Günlerce teselli aradı kendine, bir ağladıysa iki Kur’an okudu… O kadar teslim olunması gereken bir imtihandı ki… Farkında değildi, o sureden o sureye atlarken sümme hâşâ kendisine itiraf edemese de ayet beğen(e)miyordu… Böyle böyle geçerken günler sonunda içini teskin eden, acılarını anlamlandıran ayetle karşılaştı, hâlbuki daha önce ne kadar çok okumuştu ama ona inmesi için yaşaması gerekiyormuş… Sevindi, çocuklar gibi sevindi… O ne ilkti bunu yaşayan ne de son olacaktı… Kendini 31/33-34’e bıraktı… 
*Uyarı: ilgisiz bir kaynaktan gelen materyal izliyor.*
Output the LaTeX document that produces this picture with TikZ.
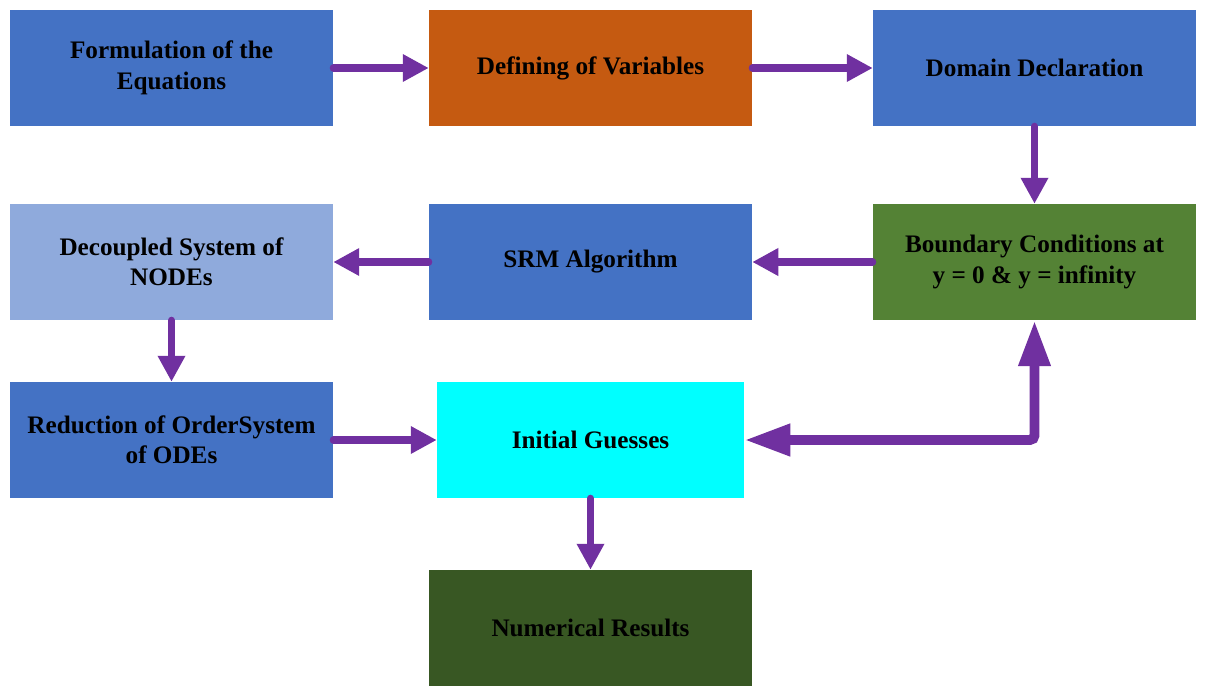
\documentclass[tikz,border=0pt]{standalone}
\usepackage{fontspec}
\setmainfont{Liberation Serif}
\usepackage{xcolor}
\usetikzlibrary{arrows.meta}
\definecolor{midblue}{HTML}{4472C4}
\definecolor{paleblue}{HTML}{8FAADC}
\definecolor{rust}{HTML}{C55A11}
\definecolor{leaf}{HTML}{548235}
\definecolor{forest}{HTML}{385723}
\definecolor{aqua}{HTML}{00FFFF}
\definecolor{violet}{HTML}{7030A0}
\tikzset{
  box/.style={rectangle, inner sep=0pt, minimum width=9.69cm, minimum height=3.48cm,
    align=center, text=black, font=\fontsize{21.5}{26}\selectfont\bfseries},
  flow/.style={draw=violet, line width=6pt, line cap=round,
    -{Triangle[width=0.78cm,length=0.78cm]}},
  bigflow/.style={draw=violet, line width=8.5pt, rounded corners=4pt,
    {Triangle[width=0.9cm,length=1.38cm]}-{Triangle[width=0.9cm,length=1.38cm]}},
}

\begin{document}
\begin{tikzpicture}[x=0.03cm, y=-0.03cm]
  \useasboundingbox (0,0) rectangle (1206,695);
  % first row
  \node[box, fill=midblue] (form) at (171.5,68) {Formulation of the\\Equations};
  \node[box, fill=rust] (vars) at (590.5,68) {Defining of Variables};
  \node[box, fill=midblue] (domain) at (1034.5,68) {Domain Declaration};
  % second row
  \node[box, fill=paleblue] (decoup) at (171.5,262) {Decoupled System of\\NODEs};
  \node[box, fill=midblue] (srm) at (590.5,262) {SRM Algorithm};
  \node[box, fill=leaf] (bc) at (1034.5,262) {Boundary Conditions at\\y = 0 \& y = infinity};
  % third row
  \node[box, fill=midblue] (reduc) at (171.5,440) {Reduction of OrderSystem\\of ODEs};
  \node[box, fill=aqua, minimum width=9.21cm] (guess) at (590.5,440) {Initial Guesses};
  \node[box, fill=forest] (results) at (590.5,628) {Numerical Results};

  \draw[flow] (form) -- (vars);
  \draw[flow] (vars) -- (domain);
  \draw[flow] (domain) -- (bc);
  \draw[flow] (bc) -- (srm);
  \draw[flow] (srm) -- (decoup);
  \draw[flow] (decoup) -- (reduc);
  \draw[flow] (reduc) -- (guess);
  \draw[flow] (guess) -- (results);
  \draw[bigflow] (guess.east) -| (bc.south);
\end{tikzpicture}
\end{document}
“Ey insanlık! Rabbinize karşı sorumluluğunuzu hatırlayın! Dahası ne anne babanın çocuğuna ne de çocuğun anne babasına hiçbir fayda sağlayamayacağı bir günün dehşetinden sakının! Unutmayın ki Allah’ın vaadi gerçekleşecektir: şu halde bu dünya hayatı sizi asla ayartmasın; dahası aldatıcının hiçbir türü sizi Allah (hakkındaki asılsız düşünceler) ile aldatmasın. 
Şu da bir geçektir ki, Son Saat’in bilgisi sadece Allah katındadır: yağmuru yağdırır; rahimlerde yer tutanı bilir; oysaki hiç kimse yarın ne kazanacağını bilemez. Dahası hiç kimse yarın hangi mekânda öleceğini bilemez. Şüphesiz her şeyi bilen, her şeyden haberdar olan Allah’tır.”